Supercalculateur Cray-2
vu par Josef Schovanec

De tous les objets créés par le progrès scientifique et technique, les ordinateurs ne sont pas comme les autres. Ils sont probablement ceux qui, d’une bien déroutante manière, nous ressemblent le plus. Ceux qui, de ce fait, nous laissent les moins indifférents. Ceux dont l’histoire de la conception relate quelques-unes des plus singulières anecdotes humaines, dont pourtant les annales des inventeurs sont pleines.
Le Cray-2, discret cylindre d’environ un mètre de haut comme de côté, d’apparence moins pittoresque que les gigantesques meubles qui faisaient office d’ordinateur vingt ou trente ans avant lui, le cœur bien dissimulé, est un cas d’école à tout égard.

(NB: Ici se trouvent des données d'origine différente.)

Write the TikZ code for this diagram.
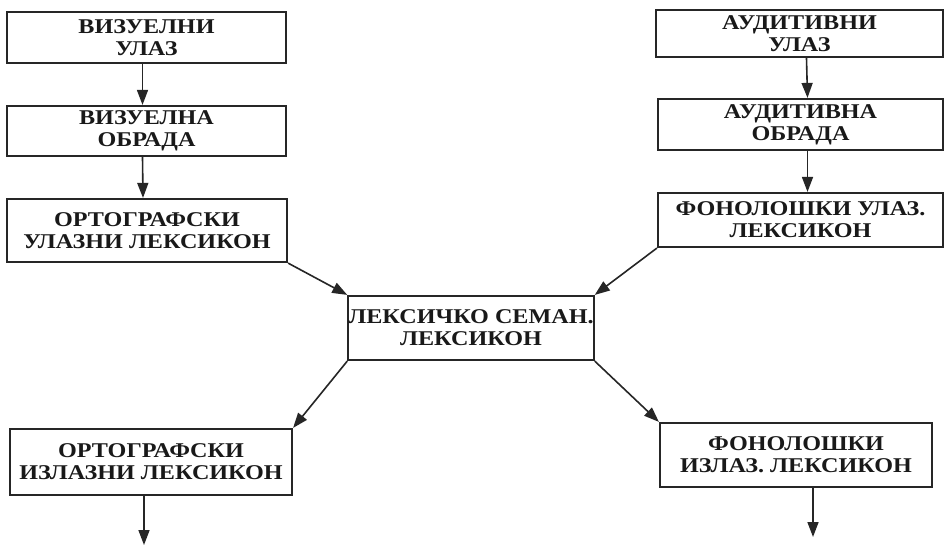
\documentclass[tikz,border=0pt]{standalone}
\usepackage{fontspec}
\setmainfont{Liberation Serif}[FakeStretch=1.15]
\usetikzlibrary{arrows.meta,shadows}
\tikzset{
  box/.style={draw=black!85, line width=2.2pt, fill=white, inner sep=0pt, align=center,
    font=\fontsize{21}{22}\selectfont\bfseries, text=black!90,
    drop shadow={shadow xshift=1.3pt, shadow yshift=-1.3pt, fill=black!75, opacity=1}},
  arr/.style={draw=black!85, line width=1.6pt, -{Triangle[length=15pt,width=11pt]}}
}
\begin{document}
\begin{tikzpicture}[x=1pt,y=-1pt]
\useasboundingbox[fill=white] (0,0) rectangle (946,552);
\node[box, minimum width=279pt, minimum height=51pt] (v1) at (146.5,37.5) {ВИЗУЕЛНИ\\УЛАЗ};
\node[box, minimum width=279pt, minimum height=50pt] (v2) at (146.5,131) {ВИЗУЕЛНА\\ОБРАДА};
\node[box, minimum width=280pt, minimum height=63pt] (v3) at (147,230.5) {ОРТОГРАФСКИ\\УЛАЗНИ ЛЕКСИКОН};
\node[box, minimum width=287pt, minimum height=47pt] (a1) at (799.5,33.5) {АУДИТИВНИ\\УЛАЗ};
\node[box, minimum width=285pt, minimum height=51pt] (a2) at (800.5,124.5) {АУДИТИВНА\\ОБРАДА};
\node[box, minimum width=285pt, minimum height=54pt] (a3) at (800.5,220) {ФОНОЛОШКИ УЛАЗ.\\ЛЕКСИКОН};
\node[box, minimum width=238pt, minimum height=64pt] (c) at (471,328) {ЛЕКСИЧКО СЕМАН.\\ЛЕКСИКОН};
\node[box, minimum width=282pt, minimum height=66pt] (o) at (151,462) {ОРТОГРАФСКИ\\ИЗЛАЗНИ ЛЕКСИКОН};
\node[box, minimum width=272pt, minimum height=64pt] (f) at (796,455) {ФОНОЛОШКИ\\ИЗЛАЗ. ЛЕКСИКОН};
\coordinate (oout) at (144,545);
\coordinate (fout) at (813,537);
\draw[arr] ([xshift=-4pt]v1.south) -- ([xshift=-4pt]v2.north);
\draw[arr] ([xshift=-4pt]v2.south) -- ([xshift=-4pt]v3.north);
\draw[arr] ([xshift=7pt]a1.south) -- ([xshift=7pt]a2.north);
\draw[arr] ([xshift=7pt]a2.south) -- ([xshift=7pt]a3.north);
\draw[arr] (v3.south east) -- (c.north west);
\draw[arr] (a3.south west) -- (c.north east);
\draw[arr] (c.south west) -- (o.north east);
\draw[arr] (c.south east) -- (f.north west);
\draw[arr] (o.south -| oout) -- (oout);
\draw[arr] (f.south -| fout) -- (fout);
\end{tikzpicture}
\end{document}
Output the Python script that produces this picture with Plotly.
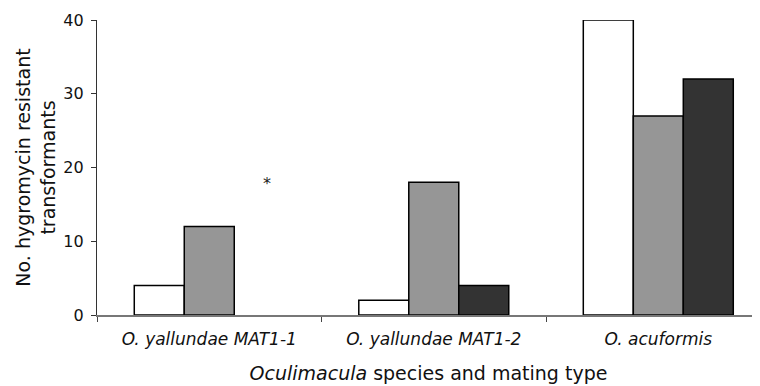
import plotly.graph_objects as go

categories = ["O. yallundae MAT1-1", "O. yallundae MAT1-2", "O. acuformis"]
series_names = ["Series 1", "Series 2", "Series 3"]
values_1 = [4, 2, 40]
values_2 = [12, 18, 27]
values_3 = [0, 4, 32]
y_ticks = [0, 10, 20, 30, 40]

FONT = "DejaVu Sans"
colors = ["#ffffff", "#969696", "#333333"]

fig = go.Figure()
for name, vals, col in zip(series_names, [values_1, values_2, values_3], colors):
    fig.add_trace(go.Bar(
        x=categories, y=vals, name=name,
        marker=dict(color=col,
                    line=dict(color="#000000",
                              width=[0 if v == 0 else 1.5 for v in vals])),
    ))

fig.add_annotation(
    x=0.257, y=17.8, xref="x", yref="y", text="*", showarrow=False,
    font=dict(family=FONT, size=16, color="#222"),
    xanchor="center", yanchor="middle",
)

# the page body adds an 8px offset, so the figure is sized to fit the window
fig.update_layout(
    width=752, height=378,
    margin=dict(l=89, r=0, t=12, b=71),
    paper_bgcolor="white", plot_bgcolor="white",
    barmode="group", bargap=0.332, bargroupgap=0,
    showlegend=False,
    font=dict(family=FONT, color="#111"),
)
fig.update_xaxes(
    type="category", range=[-0.5, 2.453], automargin=True,
    showline=True, linecolor="#777", linewidth=1.5,
    ticks="outside", tickson="boundaries", ticklen=5, tickcolor="#444",
    ticklabelstandoff=8,
    tickfont=dict(family=FONT, size=17, style="italic", color="#111"),
    showgrid=False, zeroline=False,
    title=dict(text="<i>Oculimacula</i> species and mating type",
               font=dict(family=FONT, size=19, color="#111"), standoff=19),
)
fig.update_yaxes(
    range=[0, 40], tickvals=y_ticks, automargin=True,
    showline=True, linecolor="#333", linewidth=1.2,
    ticks="outside", ticklen=5, tickcolor="#333",
    ticklabelstandoff=4,
    tickfont=dict(family=FONT, size=16, color="#111"),
    showgrid=False, zeroline=False,
    title=dict(text="No. hygromycin resistant<br>transformants",
               font=dict(family=FONT, size=19, color="#111"), standoff=2),
)

fig.write_html("out.html")
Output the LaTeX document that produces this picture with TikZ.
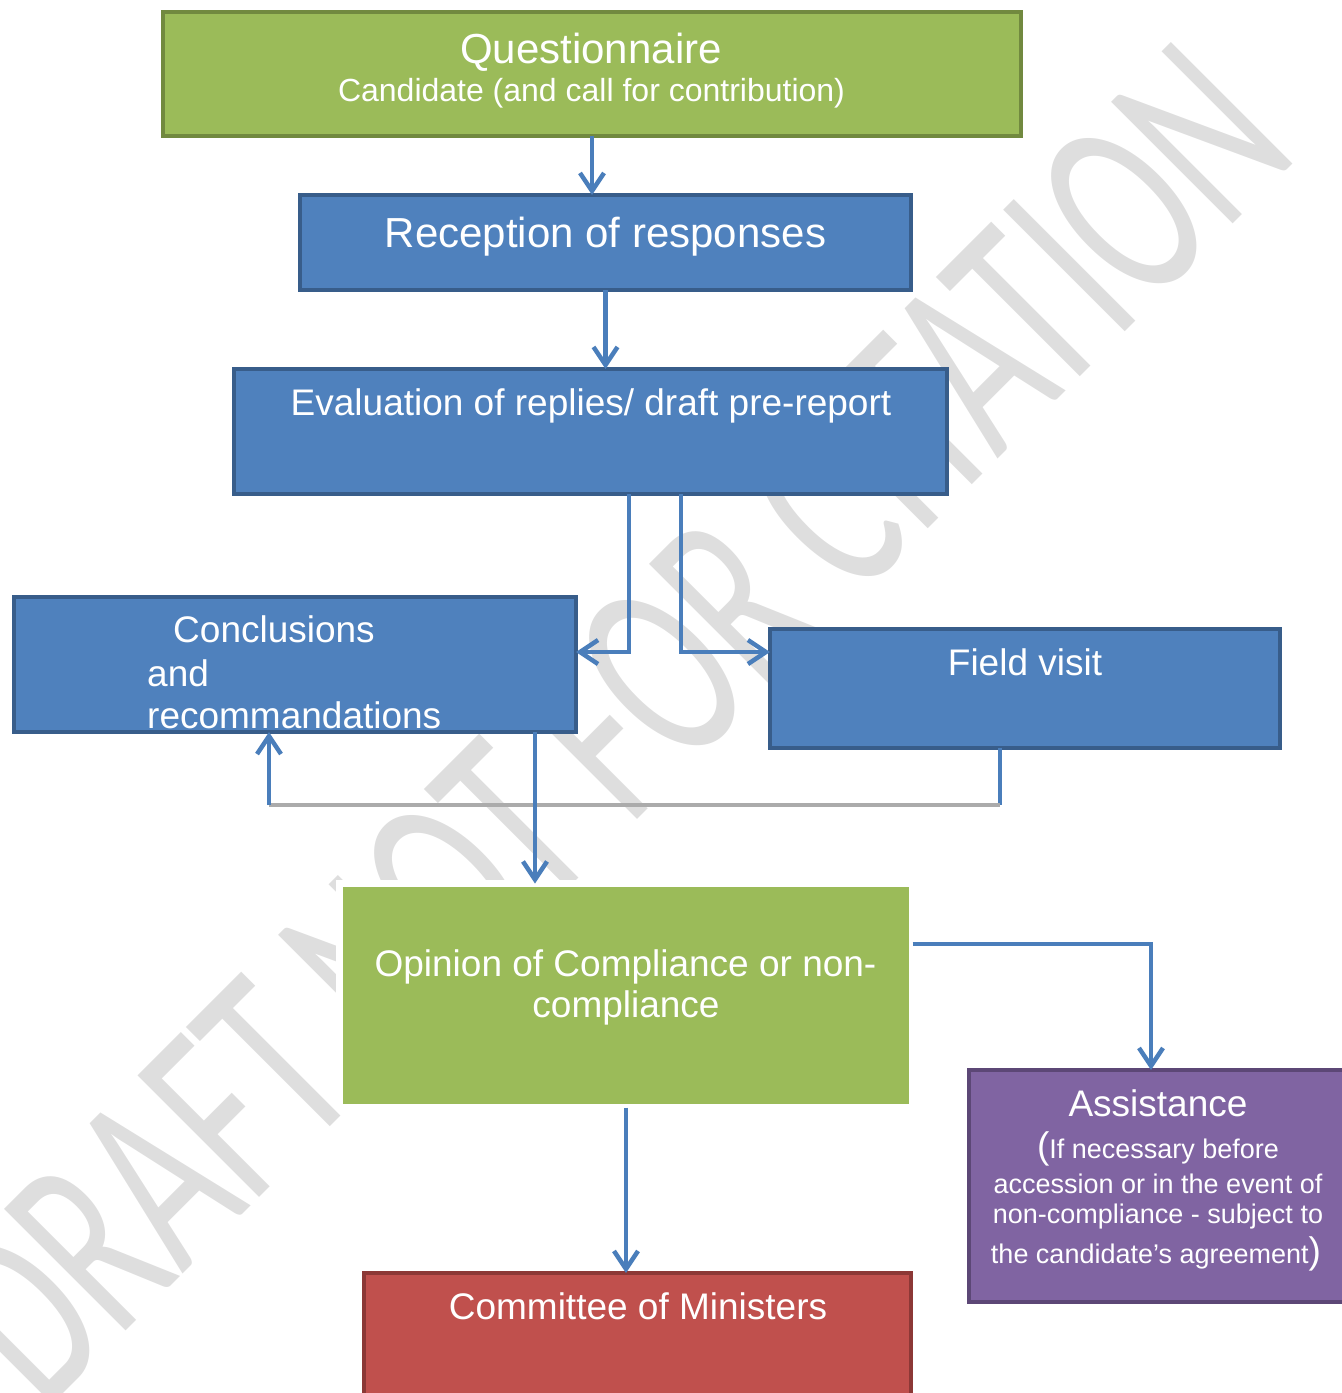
\documentclass[tikz,border=0pt]{standalone}
\usepackage{fontspec}
\setmainfont{Liberation Sans}
\newfontfamily\markfont{Carlito}
\usetikzlibrary{arrows.meta,shadows}
\definecolor{qgreen}{HTML}{9BBB59}
\definecolor{qgreenline}{HTML}{71893F}
\definecolor{qblue}{HTML}{4F81BD}
\definecolor{qblueline}{HTML}{385D8A}
\definecolor{qpurple}{HTML}{8064A2}
\definecolor{qpurpleline}{HTML}{5C4776}
\definecolor{qred}{HTML}{C0504D}
\definecolor{qredline}{HTML}{8C3836}
\definecolor{qlink}{HTML}{4A7EBB}
\definecolor{qback}{HTML}{ABABAB}
\definecolor{qmark}{HTML}{DEDEDE}

\begin{document}
\begin{tikzpicture}[x=1pt, y=-1pt,
  box/.style={rectangle, inner sep=0pt, outer sep=0pt, line width=4pt},
  greenbox/.style={box, fill=qgreen, draw=qgreenline},
  bluebox/.style={box, fill=qblue, draw=qblueline},
  purplebox/.style={box, fill=qpurple, draw=qpurpleline},
  redbox/.style={box, fill=qred, draw=qredline},
  txt/.style={text=white, inner sep=0pt, anchor=base, font=\fontsize{37}{37}\selectfont},
  small/.style={font=\fontsize{27}{27}\selectfont},
  link/.style={draw=qlink, line width=4.5pt},
  backline/.style={draw=qback, line width=4.5pt},
  >={Straight Barb[length=18pt, width=24pt]}]
  \useasboundingbox (0, 0) rectangle (1342, 1393);
  \clip (0, 0) rectangle (1342, 1393);

  \node[text=qmark, inner sep=0pt, anchor=base, rotate=45,
    font=\markfont\fontsize{268}{268}\selectfont] (draftmark) at (673, 784)
    {\scalebox{0.63}[1]{DRAFT NOT FOR CITATION}};

  \node[greenbox, minimum width=858pt, minimum height=124pt] (quest) at (592, 74) {};
  \node[txt, font=\fontsize{42}{42}\selectfont] (questtitle) at (591, 63) {Questionnaire};
  \node[txt, font=\fontsize{32}{32}\selectfont] (questsub) at (591.5, 101) {Candidate (and call for contribution)};

  \node[bluebox, minimum width=611pt, minimum height=95pt] (recep) at (605.5, 242.5) {};
  \node[txt, font=\fontsize{42}{42}\selectfont] (receptext) at (605.5, 247) {Reception of responses};

  \node[bluebox, minimum width=713pt, minimum height=125pt] (eval) at (590.5, 431.5) {};
  \node[txt] (evaltext) at (591, 415) {Evaluation of replies/ draft pre-report};

  \node[bluebox, minimum width=562pt, minimum height=135pt] (concl) at (295, 664.5) {};
  \node[txt] (concltext) at (274, 642) {Conclusions};
  \node[txt, anchor=base west] (conclmid) at (147, 686) {and};
  \node[txt, anchor=base west] (conclend) at (147, 728) {recommandations};

  \node[bluebox, minimum width=510pt, minimum height=119pt] (field) at (1025, 688.5) {};
  \node[txt] (fieldtext) at (1025, 675) {Field visit};

  \node[greenbox, draw=white, line width=7pt, minimum width=573pt, minimum height=224pt,
    drop shadow={shadow xshift=3pt, shadow yshift=-3pt, opacity=0.45}] (opinion) at (626, 995.5) {};
  \node[txt] (opiniontext) at (625.5, 976) {Opinion of Compliance or non-};
  \node[txt] (opinionend) at (626, 1017) {compliance};

  \node[purplebox, minimum width=381pt, minimum height=232pt] (assist) at (1159.5, 1186) {};
  \node[txt] (assisttext) at (1158, 1116) {Assistance};
  \node[txt, small] (assistone) at (1158, 1158) {{\fontsize{37}{37}\selectfont(}If necessary before};
  \node[txt, small] (assisttwo) at (1158, 1193) {accession or in the event of};
  \node[txt, small] (assistthree) at (1158, 1223) {non-compliance - subject to};
  \node[txt, small] (assistfour) at (1156, 1263) {the candidate’s agreement{\fontsize{37}{37}\selectfont)}};

  \node[redbox, minimum width=547pt, minimum height=147pt] (comm) at (637.5, 1346.5) {};
  \node[txt] (commtext) at (638, 1319) {Committee of Ministers};

  \coordinate (splitL) at (629, 652);
  \coordinate (splitR) at (681, 652);
  \coordinate (backR) at (1000, 805);
  \coordinate (backL) at (269, 805);
  \coordinate (concldown) at (535, 800);
  \coordinate (assistin) at (1151, 944);

  \draw[link, ->] (quest.south) -- (quest.south |- recep.north);
  \draw[link, ->] (recep.south) -- (recep.south |- eval.north);
  \draw[link, ->] (eval.south -| splitL) -- (splitL) -- (concl.east |- splitL);
  \draw[link, ->] (eval.south -| splitR) -- (splitR) -- (field.west |- splitR);
  \draw[link] (field.south -| backR) -- (backR);
  \draw[backline] (backR) -- (backL);
  \draw[link, ->] (backL) -- (concl.south -| backL);
  \draw[link, ->] (concl.south -| concldown) -- (opinion.north -| concldown);
  \draw[link, ->] (opinion.east |- assistin) -- (assistin) -- (assist.north -| assistin);
  \draw[link, ->] (opinion.south) -- (opinion.south |- comm.north);
\end{tikzpicture}
\end{document}
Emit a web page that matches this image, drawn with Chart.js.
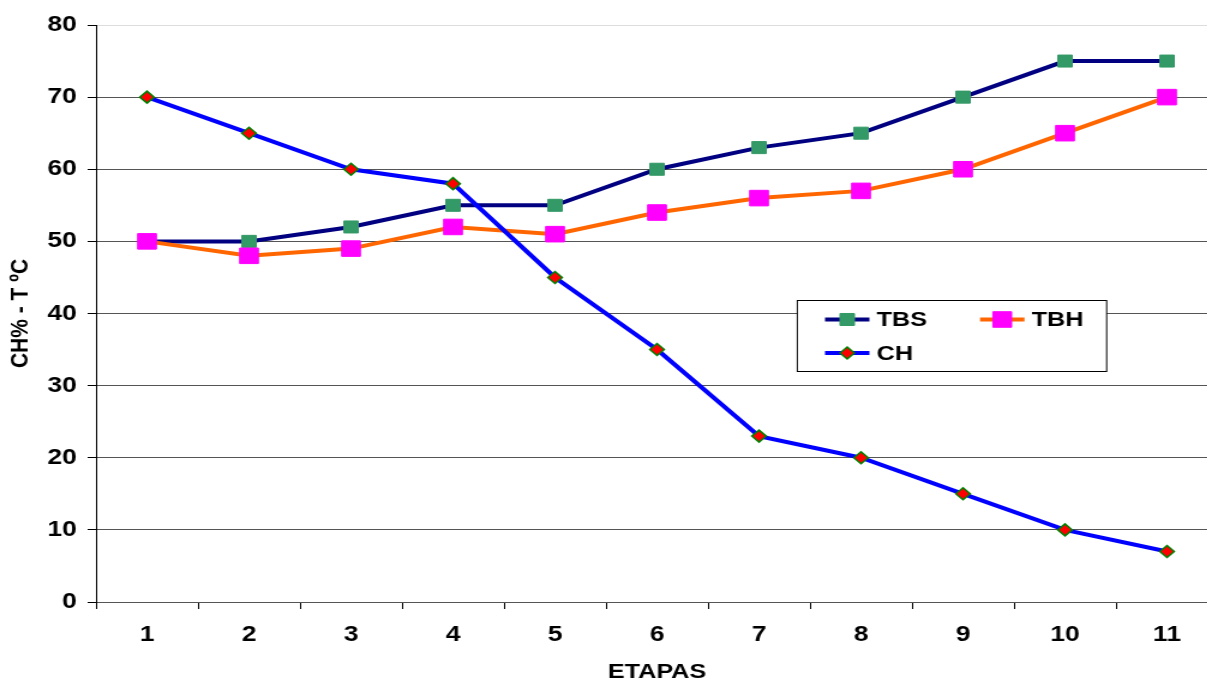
<!DOCTYPE html>
<html>
<head>
<meta charset="utf-8">
<script src="https://cdn.jsdelivr.net/npm/chart.js@4/dist/chart.umd.min.js"></script>
<style>
  html, body { margin: 0; padding: 0; background: #fff; overflow: hidden; }
  /* the original picture is stretched sideways, so the chart is too */
  #wrap { width: 1027px; height: 680px; transform: scaleX(1.2); transform-origin: 0 0; }
</style>
</head>
<body>
<div id="wrap"><canvas id="myChart" width="1027" height="680"></canvas></div>
<script>
var etapas = ['1', '2', '3', '4', '5', '6', '7', '8', '9', '10', '11'];
var tbs = [50, 50, 52, 55, 55, 60, 63, 65, 70, 75, 75];
var tbh = [50, 48, 49, 52, 51, 54, 56, 57, 60, 65, 70];
var ch = [70, 65, 60, 58, 45, 35, 23, 20, 15, 10, 7];

var FONT = 'Liberation Sans, Arial, sans-serif';

// legend box inside the plot, like the Excel original (canvas px, before stretch)
var boxLegend = {
	id: 'boxLegend',
	afterDraw: function(chart) {
		var ctx = chart.ctx;
		var ds = chart.data.datasets;
		var items = [
			{ ds: ds[0], x: 687.5, y: 319.5 },
			{ ds: ds[1], x: 816.7, y: 319.5 },
			{ ds: ds[2], x: 687.5, y: 353 }
		];
		ctx.save();
		ctx.fillStyle = '#fff';
		ctx.fillRect(664.4, 300.5, 257.8, 71);
		ctx.strokeStyle = '#000';
		ctx.lineWidth = 1;
		ctx.strokeRect(664.4, 300.5, 257.8, 71);
		items.forEach(function(it) {
			var d = it.ds;
			ctx.strokeStyle = d.borderColor;
			ctx.lineWidth = 4;
			ctx.beginPath();
			ctx.moveTo(it.x, it.y);
			ctx.lineTo(it.x + 37, it.y);
			ctx.stroke();
			ctx.fillStyle = d.pointBackgroundColor;
			ctx.strokeStyle = d.pointBorderColor;
			ctx.lineWidth = d.pointBorderWidth;
			Chart.helpers.drawPoint(ctx, {
				pointStyle: d.pointStyle,
				radius: d.pointRadius,
				borderWidth: d.pointBorderWidth,
				rotation: 0
			}, it.x + 18.5, it.y);
			ctx.fillStyle = '#000';
			ctx.font = 'bold 21px ' + FONT;
			ctx.textBaseline = 'middle';
			ctx.textAlign = 'left';
			ctx.fillText(d.label, it.x + 43, it.y + 1);
		});
		ctx.restore();
	}
};

var ctx = document.getElementById('myChart').getContext('2d');
var myChart = new Chart(ctx, {
	type: 'line',
	data: {
		labels: etapas,
		datasets: [
			{
				label: 'TBS',
				data: tbs,
				borderColor: '#000080',
				borderWidth: 4,
				pointStyle: 'rect',
				pointRadius: 8.5,
				pointBackgroundColor: '#339966',
				pointBorderColor: '#339966',
				pointBorderWidth: 1,
				order: 2
			},
			{
				label: 'TBH',
				data: tbh,
				borderColor: '#FF6600',
				borderWidth: 4,
				pointStyle: 'rect',
				pointRadius: 11,
				pointBackgroundColor: '#FF00FF',
				pointBorderColor: '#FF00FF',
				pointBorderWidth: 1,
				order: 1
			},
			{
				label: 'CH',
				data: ch,
				borderColor: '#0000FF',
				borderWidth: 4,
				pointStyle: 'rectRot',
				pointRadius: 6,
				pointBackgroundColor: '#FF0000',
				pointBorderColor: '#008000',
				pointBorderWidth: 1.5,
				order: 0
			}
		]
	},
	options: {
		responsive: false,
		devicePixelRatio: 1,
		animation: false,
		events: [],
		layout: { padding: { top: 25, right: 1, left: 0, bottom: 0 } },
		plugins: {
			legend: { display: false },
			tooltip: { enabled: false }
		},
		scales: {
			x: {
				offset: true,
				grid: {
					offset: true,
					drawOnChartArea: false,
					color: '#000',
					tickLength: 7
				},
				border: { color: '#555', width: 1 },
				ticks: {
					color: '#000',
					font: { family: FONT, size: 22, weight: 'bold' },
					padding: 13,
					maxRotation: 0
				},
				title: {
					display: true,
					text: 'ETAPAS',
					color: '#000',
					font: { family: FONT, size: 21, weight: 'bold', lineHeight: 1 },
					padding: { top: 4, bottom: -3 }
				},
				afterFit: function(scale) { scale.height = 78; }
			},
			y: {
				min: 0,
				max: 80,
				ticks: {
					stepSize: 10,
					color: '#000',
					font: { family: FONT, size: 22, weight: 'bold' },
					padding: 9
				},
				grid: {
					color: function(c) { return c.tick && c.tick.value === 80 ? '#ddd' : '#555'; },
					tickColor: '#000',
					tickLength: 7
				},
				border: { color: '#000', width: 1 },
				title: {
					display: true,
					text: 'CH% - T ºC',
					color: '#000',
					font: { family: FONT, size: 21, weight: 'bold', lineHeight: 1 },
					padding: { top: 7, bottom: 0 }
				},
				afterFit: function(scale) { scale.width = 80; }
			}
		}
	},
	plugins: [boxLegend]
});
</script>
</body>
</html>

Un excentrique qui passait pour asocial…

Le Cray-2 est avant tout l’histoire d’une lutte folle menée par un excentrique, Seymour Cray, contre les limitations technologiques de son époque et les obstacles sociaux à l’innovation, qui sont, quant à eux, de tout temps. Un excentrique dont nous disons aujourd’hui qu’il avait plusieurs décennies d’avance, mais dont ses contemporains pensaient qu’il se situait, dans la version la plus diplomatique de leurs jugements, à l’extrême limite du crédible. Un excentrique qui passait pour asocial, obsédé par la perspective de se perdre dans les méandres des bureaucraties et du management d’entreprise, n’hésitant à claquer la porte dès lors qu’il se sentait entravé, c’est-à-dire souvent. Un excentrique enfin qui avait ses convictions, et les tirait de sources d’inspiration bien différentes de celles que l’on préconise dans les cours de sciences : ne dit-on pas qu’il consacrait son temps libre à creuser un tunnel sous sa propriété et y entrait en communication avec des elfes ?
Et pourtant. Comme souvent avec les grands inventeurs, ce qui était fantaisie voire caprice arbitraire d’un individu marginal est devenu l’évidence pour tous. La structure du Cray-2 est à présent celle des ordinateurs en général. Mieux, on pourrait affirmer que le Cray-2 était le premier ordinateur moderne au sens que l’on donne banalement au terme, à savoir un ordinateur ayant des performances du même ordre de grandeur que les nôtres, tout en ayant une architecture autrement plus compacte et astucieusement pensée que les géants aux pieds d’argile qui l’avaient précédé.

Le véritable futur était écrit par ceux qui ne craignent pas d’être à la marge…

Le « superordinateur » était, en vérité, un ordinateur avec un peu d’avance. N’est-ce pas là une double leçon sur la normalité et le progrès, tant du point de vue de la machine que de l’être humain nécessairement derrière ? Le qualificatif admiratif « super », qui était plus vraisemblablement remplacé par l’injure « fou » tant que le projet n’avait pas fait ses preuves, n’était que la norme de l’avenir. Ce pourrait bien être la plus grande des réussites de Seymour Cray : montrer que, au-delà des circuits électroniques qu’il savait si bien agencer pour l’avenir, le véritable futur était écrit par ceux qui ne craignent pas d’être à la marge.
Schématiquement résumé, les multiples tentatives de créer une intelligence artificielle visent à appliquer, selon des procédures aussi diverses que ne le sont les chercheurs eux-mêmes, le modèle du cerveau humain à des composants électroniques. Le cas du Cray-2 inverse d’une certaine manière la donne : c’est l’ordinateur qui donne une leçon d’humanisme. Montre que le progrès, loin d’être déterminé dans ses modalités, loin d’être le produit d’une force occulte vaguement kuhnienne, résulte directement de l’action humaine, dans ce qu’elle a d’imprévisible et d’heureusement arbitraire.

C'est l'ordinateur qui donne un leçon d'humanisme…

Différents chercheurs ont voulu ces dernières années voir dans l’ordinateur une version contemporaine de la légende du Golem, ce produit humain dénué de raison humaine. Certains, avec par exemple le prophète Ray Kurzweil, ont étendu l’analogie à ses aspects menaçants, quand le Golem prend le pouvoir. À mon sens, l’histoire que conte le Cray-2 est à la fois plus simple et plus émouvante : celle d’un être humain qui croyait à ses idées. Et qui était prêt à les réaliser. En vérité, c’est une histoire bien humaine que l’ordinateur, derrière ses circuits, nous conte.